Winner of the Pulitzer Prize

Viet Thanh Nguyen humanizes in ‘The Refugees’

Daily Arts Writer Samantha Lu reviews ‘The Refugees’. Originally published in Michigan Daily

US cover of The Refugees by Viet Thanh Nguyen
US cover of The Refugees by Viet Thanh Nguyen

It takes a certain type of genius to write endings the way Viet Thanh Nguyen does: with candor, poetic grace and a haunting emotional spark that sticks. In his newest collection of short stories, “The Refugees,” Nguyen’s endings don’t merely slap on some haphazard finishing touches; they ripen each story’s content, leaving them to bloom and tickle the mind even after the book has finished.

“Black-Eyed Women,” the first story of the book, is a satisfying, immersive introduction to Nguyen’s style. It follows a Vietnamese ghostwriter who lives with her aging mother; the two women are visited by the ghost of the writer’s brother, who died years earlier when the family was fleeing the war. Nguyen is intimately masterful in the way he describes the awkward first meeting between the sister, now a middle-aged spinster, and her brother’s waterlogged spirit, who swam for years to get to America. As the details of her brother’s death and the circumstances of that day are revealed, the suspenseful buildup to the story’s broiling emotional climax is heart-stoppingly memorable, at times difficult to read and persistently hard-hitting.

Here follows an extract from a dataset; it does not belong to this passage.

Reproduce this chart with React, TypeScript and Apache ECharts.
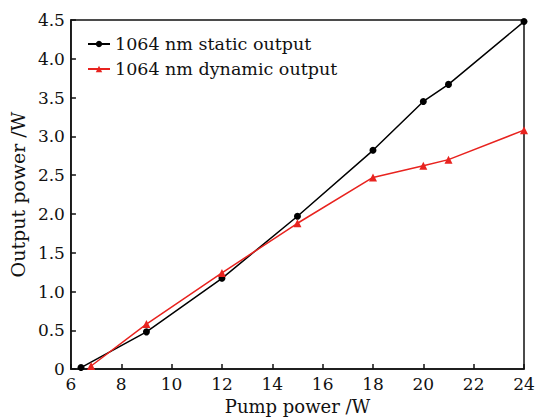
import React, { useEffect, useRef } from "react";
import * as echarts from "echarts";

const staticX = [6.4, 9, 12, 15, 18, 20, 21, 24];
const staticY = [0.02, 0.48, 1.17, 1.97, 2.82, 3.45, 3.67, 4.48];
const dynamicX = [6.8, 9, 12, 15, 18, 20, 21, 24];
const dynamicY = [0.04, 0.58, 1.24, 1.88, 2.47, 2.62, 2.7, 3.08];
const seriesNames = ["1064 nm static output", "1064 nm dynamic output"];

const FONT = "DejaVu Serif";

export default function App() {
  const ref = useRef<HTMLDivElement>(null);
  useEffect(() => {
    if (!ref.current) return;
    const chart = echarts.init(ref.current, null, { renderer: "svg" });
    const axisText = { color: "#111", fontFamily: FONT, fontSize: 17 };
    chart.setOption({
      animation: false,
      backgroundColor: "#fff",
      grid: {
        left: 70,
        right: 14,
        top: 20,
        bottom: 48,
        show: true,
        borderColor: "#111",
        borderWidth: 1.5,
      },
      legend: {
        orient: "vertical",
        left: 87,
        top: 35,
        padding: 0,
        itemWidth: 22,
        itemHeight: 8,
        itemGap: 7,
        textStyle: { ...axisText, fontSize: 17.5 },
        data: seriesNames,
      },
      xAxis: {
        type: "value",
        min: 6,
        max: 24,
        interval: 2,
        name: "Pump power /W",
        nameLocation: "middle",
        nameGap: 27,
        nameTextStyle: { ...axisText, fontSize: 18 },
        axisLine: { lineStyle: { color: "#111", width: 1.5 } },
        axisTick: { inside: true, length: 5, lineStyle: { color: "#111", width: 1.5 } },
        axisLabel: { ...axisText, margin: 6 },
        splitLine: { show: false },
      },
      yAxis: {
        type: "value",
        min: 0,
        max: 4.5,
        interval: 0.5,
        name: "Output power /W",
        nameLocation: "middle",
        nameGap: 43,
        nameTextStyle: { ...axisText, fontSize: 19 },
        axisLine: { show: true, lineStyle: { color: "#111", width: 1.5 } },
        axisTick: { show: true, inside: true, length: 5, lineStyle: { color: "#111", width: 1.5 } },
        axisLabel: {
          ...axisText,
          margin: 6,
          formatter: (v: number) => (v === 0 ? "0" : v.toFixed(1)),
        },
        splitLine: { show: false },
      },
      series: [
        {
          name: seriesNames[0],
          type: "line",
          data: staticX.map((x, i) => [x, staticY[i]]),
          symbol: "circle",
          symbolSize: 7,
          itemStyle: { color: "#000" },
          lineStyle: { color: "#000", width: 1.5 },
        },
        {
          name: seriesNames[1],
          type: "line",
          data: dynamicX.map((x, i) => [x, dynamicY[i]]),
          symbol: "triangle",
          symbolSize: 8,
          itemStyle: { color: "#e8231f" },
          lineStyle: { color: "#e8231f", width: 1.5 },
        },
      ],
    });
    return () => chart.dispose();
  }, []);
  return (
    <div
      ref={ref}
      style={{ position: "absolute", left: 0, top: 0, width: 538, height: 420 }}
    />
  );
}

The stories in “The Refugees” have several common themes — family, alienation, independence and personal growth — but the book never feels repetitive. This is due in part to the drastically different main characters and situations that live in each story world, from a woman whose ailing husband mistakes her for a former lover to a young man with a host family comprised of a gay couple adjusting to life in America. Many of the stories also involve strained relationships between parents and children. Sometimes the problem is due to a generational conflict, and other times it’s more influenced by culture, but the pain and anger depicted is immediately understood by anyone who has ever argued with their parents (or their children!).

Most characters in the book are either related to an immigrant or an immigrant themselves. “The Refugees” implores readers to remember that, in the end, refugees are people. Nguyen delicately balances relatable, fundamentally human conflicts with cultural identity issues that not everyone may have personal experience with.

“The Refugees” is almost disarmingly realistic in its candid depictions of imperfect lives; it’s easy to forget that the stories are fiction and read them as a collection of memoirs. “Fatherland” recounts 23 year old Phuong’s excitement when Vivien, her stepsister from her father’s first marriage comes to visit Saigon; the first contact the two have ever had. Because she grew up in Chicago, Vivien is glamorous, wealthy, and successful, everything Phuong wants to become. But when Phuong finds out that Vivien’s “perfect” life is actually a facade, she’s left to deal with the rubble of her broken expectations, a process that reveals her inner strength to herself and the reader.

Nguyen reminds us that regardless of where we are from, human beings react to conflict in the same ways. When faced with those who are unlike us, it’s important not to close off, as Carver learns when he struggles to reconcile with his daughter in “The Americans,” and not to judge too quickly, as Phuong realizes in “Fatherland.” The best we can do is to keep an empathetic, open mind.